TASK STATEMENT: Your task is to give the number of lines in the listing that include "matplotlib", and nothing else.

[Figure scripts]
━━━━━━━━━━━━━━━━
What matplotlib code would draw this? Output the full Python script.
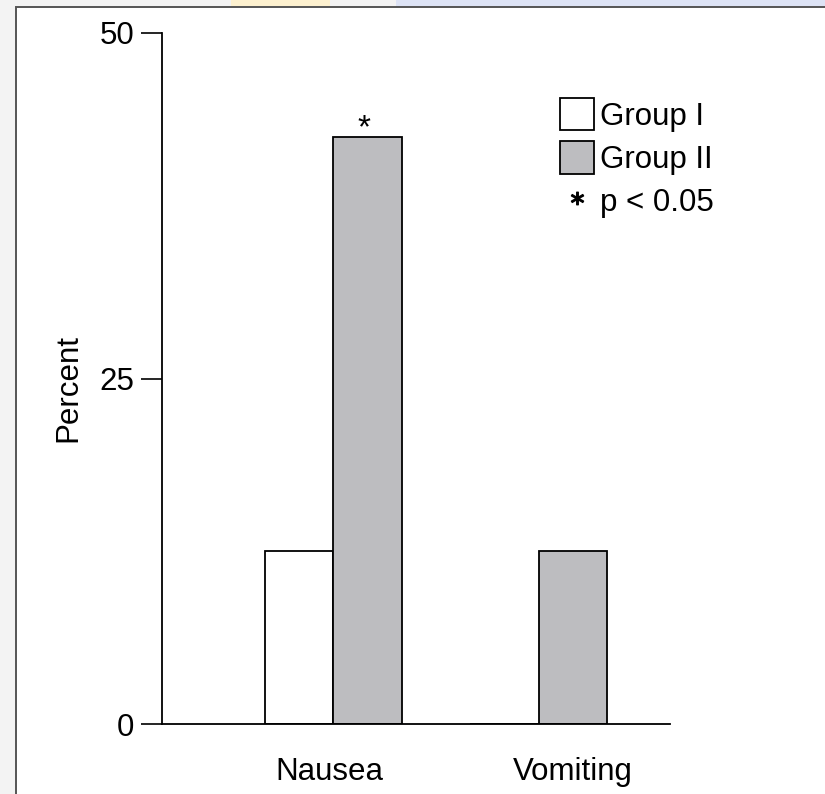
import matplotlib.pyplot as plt
from matplotlib.patches import Patch, Rectangle
from matplotlib.lines import Line2D

# Incidence of nausea and vomiting by group
symptoms = ["Nausea", "Vomiting"]
group1 = [12.5, 0.0]
group2 = [42.5, 12.5]
significant = [True, False]   # group II vs group I, p < 0.05

plt.rcParams['font.family'] = ['Liberation Sans', 'DejaVu Sans']
plt.rcParams['font.size'] = 22.5

fig = plt.figure(figsize=(8.25, 7.94), dpi=100)

# slide frame around the figure
fig.patches.append(Rectangle((0, 0), 1, 1, transform=fig.transFigure,
                             facecolor='#f3f3f3', edgecolor='none', zorder=-3))
fig.patches.append(Rectangle((0.28, 0.99), 0.12, 0.01, transform=fig.transFigure,
                             facecolor='#fdf1cf', edgecolor='none', zorder=-3))
fig.patches.append(Rectangle((0.48, 0.99), 0.52, 0.01, transform=fig.transFigure,
                             facecolor='#dde3f5', edgecolor='none', zorder=-3))
fig.patches.append(Rectangle((16 / 825, -0.01), 1, 1.01 - 7 / 794, transform=fig.transFigure,
                             facecolor='white', edgecolor='#555555', linewidth=1.4, zorder=-2))

ax = fig.add_axes([162 / 825, 70 / 794, (670 - 162) / 825, (724 - 33) / 794])
ax.patch.set_alpha(0)

pos1 = [0, 3]
pos2 = [1, 4]
ax.bar(pos1, group1, width=1, color='white', edgecolor='black', linewidth=1.3)
ax.bar(pos2, group2, width=1, color='#bdbdc0', edgecolor='black', linewidth=1.3)

for x, h, sig in zip(pos2, group2, significant):
    if sig:
        ax.text(x - 0.05, h - 0.55, '*', ha='center', va='bottom', fontsize=24)

ax.set_xlim(-2, 5.42)
ax.set_ylim(0, 50)
ax.set_yticks([0, 25, 50])
ax.set_xticks([0.45, 4])
ax.set_xticklabels(symptoms)
ax.tick_params(axis='x', length=0, pad=24)
ax.tick_params(axis='y', length=15, width=1.2, pad=5)
ax.set_ylabel('Percent')
ax.yaxis.set_label_coords(-0.155, 0.486)

for side in ['top', 'right']:
    ax.spines[side].set_visible(False)
ax.spines['left'].set_linewidth(1.3)
ax.spines['bottom'].set_linewidth(1.3)

handles = [Patch(facecolor='white', edgecolor='black', linewidth=1.3),
           Patch(facecolor='#bdbdc0', edgecolor='black', linewidth=1.3),
           Line2D([], [], linestyle='none', marker='$*$', markersize=9, color='black')]
ax.legend(handles, ['Group I', 'Group II', 'p < 0.05'], loc='upper left',
          bbox_to_anchor=(0.783, 0.906), frameon=False, handlelength=1.1,
          handleheight=1.22, handletextpad=0.2, labelspacing=0.3,
          borderpad=0, borderaxespad=0)

fig.savefig('out.png', dpi=100)
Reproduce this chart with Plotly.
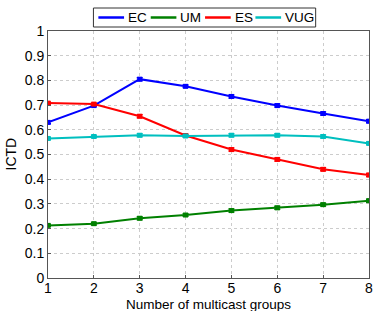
import plotly.graph_objects as go

groups = [1, 2, 3, 4, 5, 6, 7, 8]
ec = [0.630, 0.698, 0.805, 0.776, 0.735, 0.698, 0.666, 0.635]
um = [0.213, 0.220, 0.242, 0.255, 0.273, 0.284, 0.297, 0.313]
es = [0.708, 0.704, 0.655, 0.577, 0.520, 0.480, 0.440, 0.417]
vug = [0.565, 0.573, 0.578, 0.575, 0.578, 0.578, 0.573, 0.545]
err = [0.005, 0.005, 0.006, 0.005, 0.006, 0.006, 0.006, 0.006]

names = ["EC", "UM", "ES", "VUG"]
colors = ["#0000ff", "#008000", "#ff0000", "#00bfbf"]
values = [ec, um, es, vug]

FONT = "Liberation Sans, Arial, sans-serif"
W, H = 379, 311
ML, MR, MT, MB = 48, 6, 31, 33
PW, PH = W - ML - MR, H - MT - MB

def px(x):
    return (x - ML) / PW

def py(y):
    return (H - MB - y) / PH

fig = go.Figure()
for name, vals, col in zip(names, values, colors):
    fig.add_trace(go.Scatter(
        x=groups, y=vals, name=name, mode="lines+markers", showlegend=False,
        line=dict(color=col, width=2),
        marker=dict(symbol="square", size=5, color=col),
        error_y=dict(type="data", array=err, color=col, thickness=1.5, width=3),
    ))

# legend drawn as a boxed row (lines + text)
shapes = [dict(type="rect", xref="paper", yref="paper", x0=px(94), x1=px(319),
               y0=py(27), y1=py(8), line=dict(color="#333", width=1), fillcolor="white",
               layer="above")]
annotations = []
line_starts = [99, 152, 207, 258]
for name, col, x0 in zip(names, colors, line_starts):
    shapes.append(dict(type="line", xref="paper", yref="paper", x0=px(x0), x1=px(x0 + 26),
                       y0=py(17.5), y1=py(17.5), line=dict(color=col, width=2.5), layer="above"))
    annotations.append(dict(text=name, xref="paper", yref="paper", x=px(x0 + 28), y=py(17.5),
                            xanchor="left", yanchor="middle", showarrow=False,
                            font=dict(family=FONT, size=13.5, color="#000")))

annotations += [
    dict(text="Number of multicast groups", xref="paper", yref="paper",
         x=0.5, y=0, yshift=-17, xanchor="center", yanchor="top",
         showarrow=False, font=dict(family=FONT, size=13.5)),
    dict(text="ICTD", xref="paper", yref="paper", x=0, y=0.5, xshift=-28,
         xanchor="right", yanchor="middle", textangle=-90,
         showarrow=False, font=dict(family=FONT, size=14)),
]

grid = dict(showgrid=True, gridcolor="#cccccc", griddash="dot", gridwidth=1,
            showline=True, linecolor="#555555", linewidth=1, mirror=True,
            ticks="inside", ticklen=3, tickcolor="#555555",
            tickfont=dict(family=FONT, size=14, color="#000"),
            ticklabeloverflow="allow", zeroline=False)

fig.update_layout(
    width=W, height=H,
    margin=dict(l=ML, r=MR, t=MT, b=MB),
    paper_bgcolor="white", plot_bgcolor="white",
    font=dict(family=FONT, size=14, color="#000"),
    xaxis=dict(range=[1, 8], dtick=1, ticklabelstandoff=-3, **grid),
    yaxis=dict(range=[0, 1], dtick=0.1, **grid),
    showlegend=False,
    shapes=shapes,
    annotations=annotations,
)
fig.write_html("out.html", config={"displayModeBar": False},
               post_script="document.body.style.margin='0';document.body.style.overflow='hidden';")
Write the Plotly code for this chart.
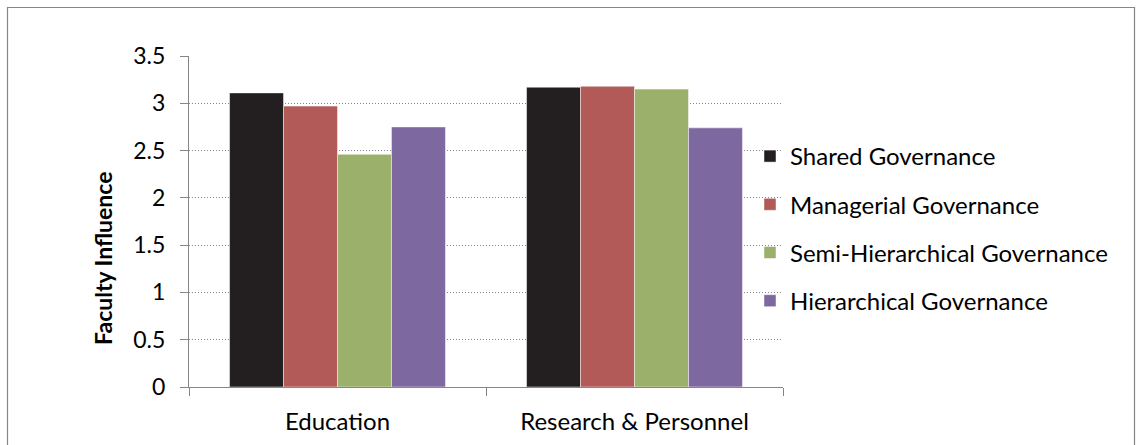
import plotly.graph_objects as go

categories = ["Education", "Research & Personnel"]
series_names = ["Shared Governance", "Managerial Governance",
                "Semi-Hierarchical Governance", "Hierarchical Governance"]
shared = [3.11, 3.17]
managerial = [2.97, 3.18]
semi = [2.46, 3.15]
hierarchical = [2.75, 2.74]
colors = ["#231F20", "#B15A58", "#9BB06A", "#7E68A0"]
y_ticks = [0, 0.5, 1, 1.5, 2, 2.5, 3, 3.5]
y_ticklabels = ["0", "0.5", "1", "1.5", "2", "2.5", "3", "3.5"]
y_title = "Faculty Influence"

values = [shared, managerial, semi, hierarchical]

FONT = "Lato, Calibri, Carlito, sans-serif"
GRID = "#868686"

fig = go.Figure()
for name, vals, col in zip(series_names, values, colors):
    fig.add_trace(go.Bar(
        x=categories, y=vals, name=name, legendgroup=name,
        marker=dict(color=col, line=dict(color="rgba(255,255,255,0.6)", width=0.8)),
    ))

W, H = 1136, 445
L, R, T, B = 189, 783, 56, 387
pw, ph = R - L, B - T

def px(x):
    return (x - L) / pw

def py(y):
    return (B - y) / ph

fig.update_layout(
    width=W, height=H,
    margin=dict(l=L, r=W - R, t=T, b=H - B, pad=0, autoexpand=False),
    paper_bgcolor="white", plot_bgcolor="white",
    barmode="group", bargap=0.273, bargroupgap=0,
    font=dict(family=FONT, size=24, color="#000000"),
    showlegend=True,
    legend=dict(
        x=px(750), y=py(134), xanchor="left", yanchor="top",
        font=dict(family=FONT, size=24, color="#000000"),
        traceorder="grouped", tracegroupgap=14,
        bgcolor="rgba(0,0,0,0)", itemwidth=30,
    ),
    xaxis=dict(
        type="category", range=[-0.5, 1.5], automargin=False,
        showline=True, linecolor=GRID, linewidth=1.3,
        ticks="outside", tickson="boundaries", ticklen=8, tickcolor=GRID,
        showgrid=False, tickfont=dict(family=FONT, size=24),
        ticklabelstandoff=13,
    ),
    yaxis=dict(
        range=[0, 3.5], tickvals=y_ticks, ticktext=y_ticklabels, automargin=False,
        showline=True, linecolor=GRID, linewidth=1.3,
        ticks="outside", ticklen=8, tickcolor=GRID,
        showgrid=True, gridcolor=GRID, griddash="1px,2px", gridwidth=1,
        zeroline=False, tickfont=dict(family=FONT, size=23),
        ticklabelstandoff=10,
    ),
    annotations=[dict(
        text="<b>" + y_title + "</b>", xref="paper", yref="paper",
        x=px(103), y=py(258), xanchor="center", yanchor="middle",
        textangle=-90, showarrow=False,
        font=dict(family=FONT, size=23, color="#000000"),
    )],
    shapes=[dict(
        type="rect", xref="paper", yref="paper",
        x0=px(7.5), x1=px(1134.5), y0=py(460), y1=py(7.5),
        line=dict(color="#868686", width=1.2), fillcolor="rgba(0,0,0,0)",
        layer="below",
    )],
)

fig.write_html("out.html")
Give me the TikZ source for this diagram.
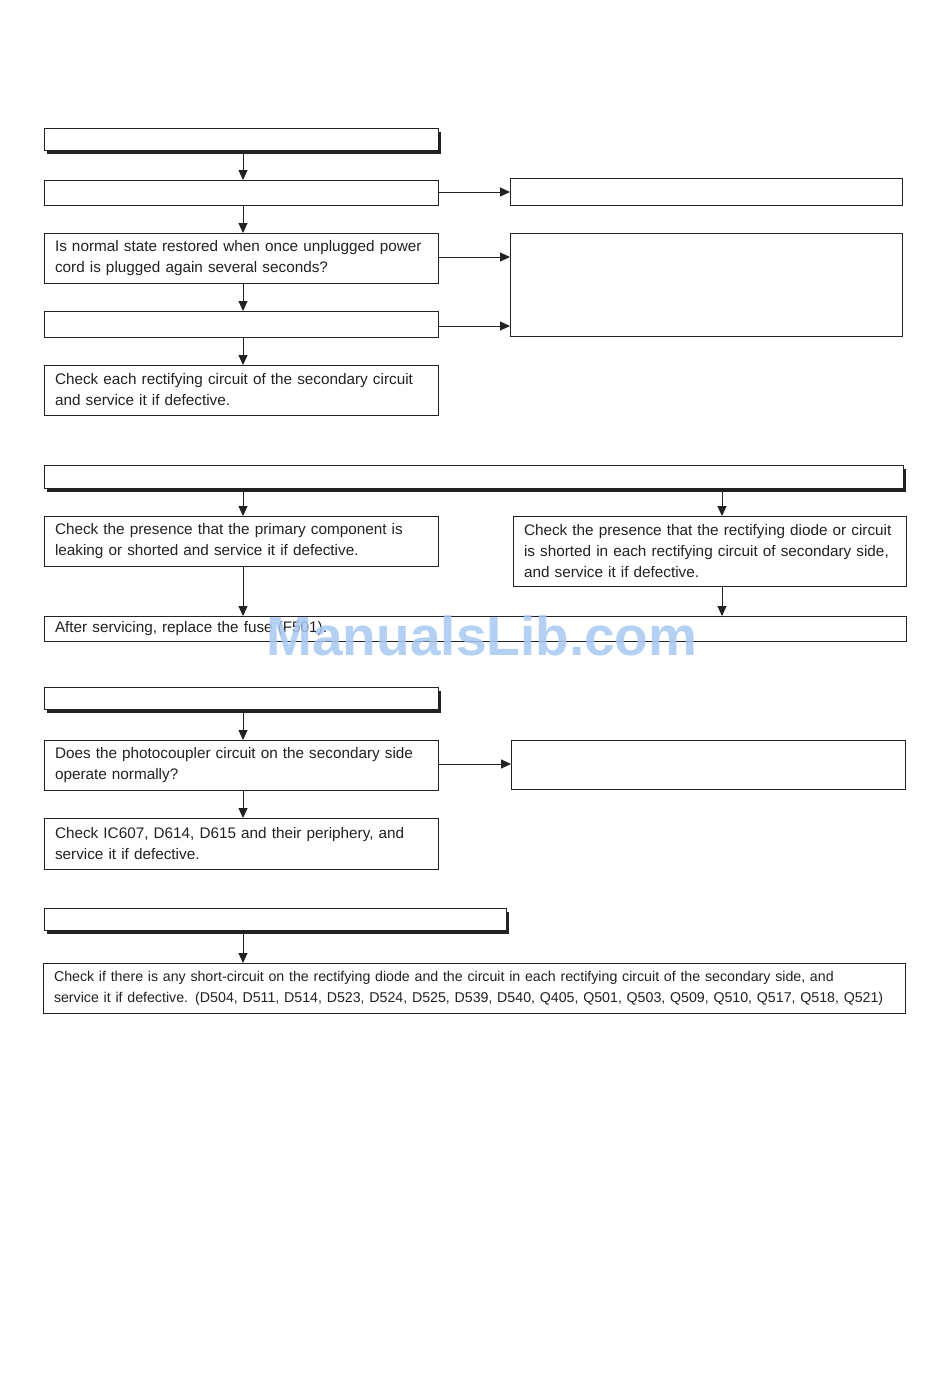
\documentclass[tikz,border=0pt]{standalone}
\usepackage{fontspec}
\setmainfont{Liberation Sans}
\usetikzlibrary{arrows.meta,shadows}
\definecolor{ink}{HTML}{222222}
\definecolor{wm}{RGB}{168,200,242}
\tikzset{
  box/.style={draw=ink, line width=1pt, fill=white, anchor=north west, inner sep=0pt, outer sep=0pt},
  txtbox/.style={box, align=left, inner xsep=11pt, font=\fontsize{15.3}{21}\selectfont, text=ink},
  header/.style={box, drop shadow={shadow xshift=3pt, shadow yshift=-4pt, opacity=1, fill=ink}},
  arr/.style={draw=ink, line width=1pt, -{Triangle[length=10pt,width=9pt]}},
}
\begin{document}
\begin{tikzpicture}[x=1pt,y=-1pt]
\useasboundingbox (0,0) rectangle (950,1379);
\fill[white] (0,0) rectangle (950,1379);
% ---- section 1
\node[header, minimum width=394pt, minimum height=22pt] (h1) at (44,128) {};
\node[box, minimum width=394pt, minimum height=25pt] (b1) at (44,180) {};
\node[box, minimum width=392pt, minimum height=27pt] (r1) at (510,178) {};
\node[txtbox, minimum width=394pt, minimum height=50pt, text width=372pt] (c1) at (44,233)
  {Is normal state restored when once unplugged power\\cord is plugged again several seconds?};
\node[box, minimum width=392pt, minimum height=103pt] (r2) at (510,233) {};
\node[box, minimum width=394pt, minimum height=26pt] (d1) at (44,311) {};
\node[txtbox, minimum width=394pt, minimum height=50pt, text width=372pt] (e1) at (44,365)
  {Check each rectifying circuit of the secondary circuit\\and service it if defective.};
\draw[arr] (h1.south -| 243,0) -- (b1.north -| 243,0);
\draw[arr] (b1.south -| 243,0) -- (c1.north -| 243,0);
\draw[arr] (c1.south -| 243,0) -- (d1.north -| 243,0);
\draw[arr] (d1.south -| 243,0) -- (e1.north -| 243,0);
\draw[arr] (b1.east |- 0,192) -- (r1.west |- 0,192);
\draw[arr] (c1.east |- 0,257) -- (r2.west |- 0,257);
\draw[arr] (d1.east |- 0,326) -- (r2.west |- 0,326);
% ---- section 2
\node[header, minimum width=859pt, minimum height=23pt] (h2) at (44,465) {};
\node[txtbox, minimum width=394pt, minimum height=50pt, text width=372pt] (f2) at (44,516)
  {Check the presence that the primary component is\\leaking or shorted and service it if defective.};
\node[txtbox, minimum width=393pt, minimum height=70pt, text width=371pt] (g2) at (513,516)
  {Check the presence that the rectifying diode or circuit\\is shorted in each rectifying circuit of secondary side,\\and service it if defective.};
\node[txtbox, minimum width=862pt, minimum height=25pt, text width=840pt] (k2) at (44,616)
  {After servicing, replace the fuse (F501).};
\draw[arr] (h2.south -| 243,0) -- (f2.north -| 243,0);
\draw[arr] (h2.south -| 722,0) -- (g2.north -| 722,0);
\draw[arr] (f2.south -| 243,0) -- (k2.north -| 243,0);
\draw[arr] (g2.south -| 722,0) -- (k2.north -| 722,0);
% ---- section 3
\node[header, minimum width=394pt, minimum height=22pt] (h3) at (44,687) {};
\node[txtbox, minimum width=394pt, minimum height=50pt, text width=372pt] (i3) at (44,740)
  {Does the photocoupler circuit on the secondary side\\operate normally?};
\node[box, minimum width=394pt, minimum height=49pt] (r3) at (511,740) {};
\node[txtbox, minimum width=394pt, minimum height=51pt, text width=372pt] (j3) at (44,818)
  {Check IC607, D614, D615 and their periphery, and\\service it if defective.};
\draw[arr] (h3.south -| 243,0) -- (i3.north -| 243,0);
\draw[arr] (i3.south -| 243,0) -- (j3.north -| 243,0);
\draw[arr] (i3.east |- 0,764) -- (r3.west |- 0,764);
% ---- section 4
\node[header, minimum width=462pt, minimum height=22pt] (h4) at (44,908) {};
\node[txtbox, minimum width=862pt, minimum height=50pt, text width=840pt, font=\fontsize{14.2}{21}\selectfont] (k4) at (43,963)
  {Check if there is any short-circuit on the rectifying diode and the circuit in each rectifying circuit of the secondary side, and\\service it if defective. (D504, D511, D514, D523, D524, D525, D539, D540, Q405, Q501, Q503, Q509, Q510, Q517, Q518, Q521)};
\draw[arr] (h4.south -| 243,0) -- (k4.north -| 243,0);
% ---- watermark
\node[text=wm, opacity=0.85, font=\fontsize{55}{55}\bfseries\selectfont, inner sep=0pt] (wm) at (482,636) {ManualsLib.com};
\end{tikzpicture}
\end{document}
━━━━━━━━━━━━━━━━
RESULT OF THE EXERCISE: 4